Mais beaucoup de fonctionnaires ont désapprouvé la répression « à tout va », en particulier lors du « mouvement des retraites » fin 2019. Et l’affrontement de rue avec les pompiers a fait réfléchir nombre de policiers qui n’ont pas que les primes de maintien de l’ordre comme seul horizon professionnel.
Le grand succès de notre première tribune de PRC largement diffusée sur les réseaux sociaux et le JDD à ce moment là, l’appel à une refondation républicaine au sein de la Police diffusé en décembre 2018 dans l’hebdomadaire « Marianne » ont démontré que la résistance existait et était en train de s’organiser.
Oui, l’Histoire éternue et il y a des points communs entre la situation d’aujourd’hui et celle des années 50 avec la guerre d’Algérie. Il faut garder à l’esprit que, lors de situations de crise, les rapports de force peuvent également s’inverser très vite.
Rien n’est perdu à partir du moment où le courage de prendre position pour le mouvement social, comme viennent de le faire encore récemment PRC et le SNUIPN (nouveau syndicat de la FSU intérieur) existera chez les policiers.

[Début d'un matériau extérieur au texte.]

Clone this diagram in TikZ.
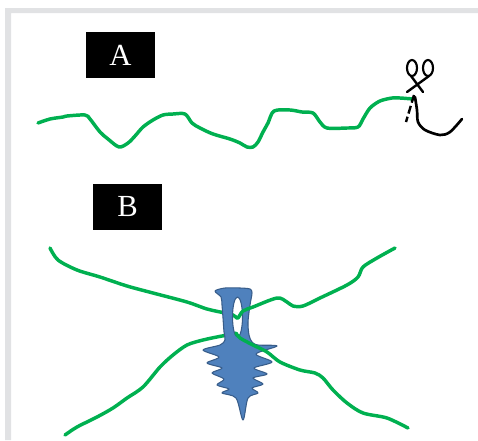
\documentclass[tikz,border=0pt]{standalone}
\usepackage{fontspec}
\setmainfont{Liberation Serif}
\definecolor{threadgreen}{HTML}{00B050}
\definecolor{clipblue}{HTML}{4F81BD}
\definecolor{clipedge}{HTML}{385D8A}
\definecolor{framegray}{HTML}{E1E2E4}
\begin{document}
\begin{tikzpicture}[x=.75pt,y=-.75pt,line join=round,line cap=round,
  thread/.style={threadgreen,line width=2.6pt},
  tag/.style={fill=black,text=white,inner sep=0pt,minimum width=51.75pt,minimum height=34.5pt,font=\fontsize{23}{25}\selectfont}]
\useasboundingbox (0,0) rectangle (478,440);
% page frame
\fill[framegray] (5,8) rectangle (478,13) (5,8) rectangle (11,440);
\node[tag] (labelA) at (120.5,55) {A};
\node[tag] (labelB) at (127.5,206.5) {B};
% A: thread cut with scissors
\draw[thread] plot[smooth,tension=.5] coordinates {(38,123)(50,119)(63,117)(67,116)(85,115)(90,119)(100,132)(108,139)(119,147)(128,143)(135,136)(143,127)(153,120)(163,115)(173,114)(185,114)(192,123)(200,128)(213,134)(230,139)(240,143)(247,147)(253,147)(258,142)(263,132)(268,123)(274,111)(290,110)(302,112)(313,113)(320,122)(327,128)(347,128)(358,127)(363,119)(370,108)(380,101)(392,98)(400,98)(413,99)};
\draw[line width=2pt] plot[smooth,tension=.5] coordinates {(415,97)(417,110)(418,122)(425,130)(440,135)(450,132)(462,119)};
\draw[line width=1.6pt] (412,68) ellipse[x radius=5,y radius=8] (428,68) ellipse[x radius=5,y radius=8];
\draw[line width=1.8pt] (411,76)--(423,92) (429,76)--(407,92);
\draw[line width=1.8pt,dash pattern=on 6pt off 2.5pt,line cap=butt] (414,95)--(406,122);
% B: two threads through the clip
\draw[thread] plot[smooth,tension=.5] coordinates {(50,248)(58,260)(77,270)(100,277)(127,286)(153,293)(187,302)(207,309)(225,313)(233,315)(237,318)};
\draw[thread] plot[smooth,tension=.5] coordinates {(65,435)(77,427)(97,417)(113,408)(127,398)(143,387)(160,367)(173,355)(187,345)(203,340)(222,336)(236,334)};
\filldraw[clipblue,draw=clipedge,line width=.8pt,even odd rule]
  plot[smooth cycle,tension=.5] coordinates {(215,291)(225,288)(240,288)(250,289)(252,293)(250,305)(248,322)(249,335)(252,342)(258,345)(277,346)(256,354)(272,362)(254,368)(267,374)(253,378)(263,384)(252,388)(258,393)(248,398)(243,420)(236,398)(222,393)(229,389)(217,385)(224,379)(212,373)(222,368)(207,363)(219,357)(203,350)(220,345)(225,340)(224,332)(223,318)(222,305)(221,297)}
  (237.5,317) ellipse[x radius=5,y radius=20];
\draw[thread] plot[smooth,tension=.5] coordinates {(236,317)(238,318)(243,311)(253,307)(277,298)(287,302)(293,306)(303,306)(320,298)(347,285)(358,277)(363,267)(377,258)(395,248)};
\draw[thread] plot[smooth,tension=.5] coordinates {(236,333)(240,338)(253,345)(267,352)(280,362)(300,370)(315,373)(323,378)(333,390)(347,403)(363,413)(387,418)(408,428)};
\end{tikzpicture}
\end{document}
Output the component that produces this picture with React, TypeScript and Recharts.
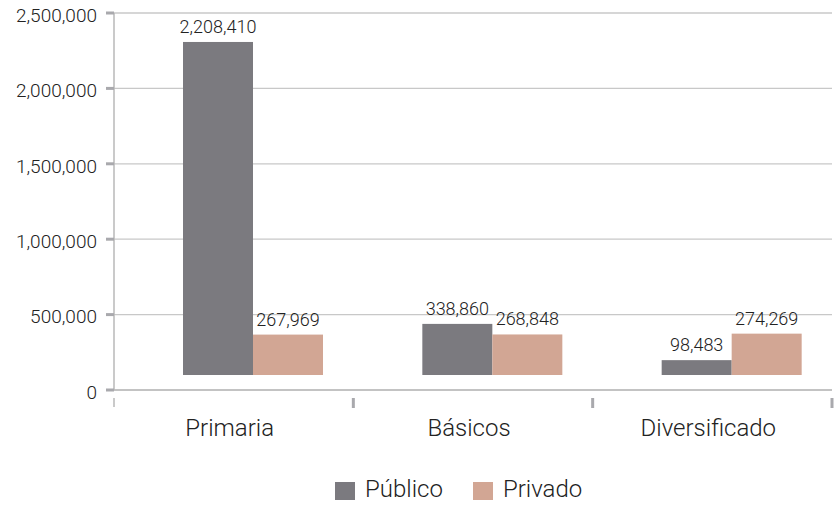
import { Bar, BarChart, CartesianGrid, LabelList, Legend, XAxis, YAxis } from "recharts"

const categories = ["Primaria", "Básicos", "Diversificado"]
const publico = [2208410, 338860, 98483]
const privado = [267969, 268848, 274269]
const yTicks = [0, 500000, 1000000, 1500000, 2000000, 2500000]

const data = categories.map((name, i) => ({
  name,
  publico: publico[i],
  privado: privado[i],
}))

const FONT = "Roboto, 'Open Sans', sans-serif"
const PUBLICO_COLOR = "#7b7a7f"
const PRIVADO_COLOR = "#d2a694"
// the source draws its bars slightly offset (flattened 3D look)
const SHIFT_X = 19
const SHIFT_Y = -15

const fmt = (v: number) => v.toLocaleString("en-US")

function ShiftedBar(props: any) {
  const { x, y, width, height, fill } = props
  return <rect x={x + SHIFT_X} y={y + SHIFT_Y} width={width} height={height} fill={fill} />
}

function BarValue(props: any) {
  const { x, y, width, value } = props
  return (
    <text
      x={x + width / 2 + SHIFT_X}
      y={y + SHIFT_Y - 9}
      textAnchor="middle"
      fontFamily={FONT}
      fontWeight={300}
      fontSize={18}
      fill="#222"
    >
      {fmt(value)}
    </text>
  )
}

function CategoryTick(props: any) {
  const { x, y, payload, index } = props
  const half = payload.offset ?? 0
  return (
    <g>
      {index === 0 && (
        <line x1={x - half} x2={x - half} y1={y} y2={y + 9} stroke="#b8b8b8" strokeWidth={1.5} />
      )}
      <line x1={x + half} x2={x + half} y1={y} y2={y + 10} stroke="#a9a9ad" strokeWidth={3} />
      <text
        x={x - 4}
        y={y + 38}
        textAnchor="middle"
        fontFamily={FONT}
        fontWeight={300}
        fontSize={24}
        fill="#222"
      >
        {payload.value}
      </text>
    </g>
  )
}

function LegendContent() {
  const items = [
    { label: "Público", color: PUBLICO_COLOR },
    { label: "Privado", color: PRIVADO_COLOR },
  ]
  return (
    <div
      style={{
        display: "flex",
        alignItems: "center",
        marginLeft: 335,
        height: 38,
        fontFamily: FONT,
        fontWeight: 300,
        fontSize: 24,
        color: "#222",
      }}
    >
      {items.map((it) => (
        <div key={it.label} style={{ display: "flex", alignItems: "center", marginRight: 30 }}>
          <span
            style={{ width: 20, height: 18, background: it.color, marginRight: 10, marginTop: 4 }}
          />
          <span>{it.label}</span>
        </div>
      ))}
    </div>
  )
}

export default function App() {
  return (
    <div style={{ position: "absolute", left: 0, top: 0, background: "#fff" }}>
      <BarChart
        width={835}
        height={508}
        data={data}
        margin={{ top: 13, right: 3, left: 0, bottom: 30 }}
        barSize={70}
        barGap={0}
      >
        <CartesianGrid vertical={false} stroke="#c8c8c8" strokeWidth={1.3} />
        <XAxis
          dataKey="name"
          height={50}
          axisLine={{ stroke: "#bcbcbc", strokeWidth: 1.5 }}
          tickLine={false}
          tick={<CategoryTick />}
          interval={0}
        />
        <YAxis
          width={114}
          domain={[0, 2500000]}
          ticks={yTicks}
          tickFormatter={fmt}
          axisLine={{ stroke: "#b8b8b8", strokeWidth: 1.5 }}
          tickLine={{ stroke: "#a9a9ad", strokeWidth: 3 }}
          tickSize={8}
          tickMargin={9}
          tick={{ fontFamily: FONT, fontWeight: 300, fontSize: 19, fill: "#222", dy: 2 }}
        />
        <Legend
          verticalAlign="bottom"
          content={<LegendContent />}
          wrapperStyle={{ left: 0, bottom: 0, width: 835, height: 38 }}
        />
        <Bar dataKey="publico" fill={PUBLICO_COLOR} shape={<ShiftedBar />} isAnimationActive={false}>
          <LabelList dataKey="publico" content={<BarValue />} />
        </Bar>
        <Bar dataKey="privado" fill={PRIVADO_COLOR} shape={<ShiftedBar />} isAnimationActive={false}>
          <LabelList dataKey="privado" content={<BarValue />} />
        </Bar>
      </BarChart>
    </div>
  )
}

Car, d’un point de vue objectif, toutes les conditions sont réunies pour connaître demain un nouveau « moment républicain » dans cette institution.
Voilà quelle est notre ambition
PRC n’est pas un syndicat et réfute toute polémique syndicale en son sein. Nous tentons d’éclairer au mieux les organisations syndicales et les jeunes militants sur le chemin à suivre. Nous faisons tout et ferons tout, comme le fit toujours le SGP dans don Histoire qui honore notre profession pour faire barrage à la peste brune, au racisme et au fascisme au sein de notre Institution.
A ce titre, nous prendrons les dispositions et les initiatives qui s’imposent. Nous louerons et partagerons toutes les prises de position ou manifestations républicaines, comme nous dénoncerons avec rigueur toute forme de déviance indigne du sacrifice de nos anciens.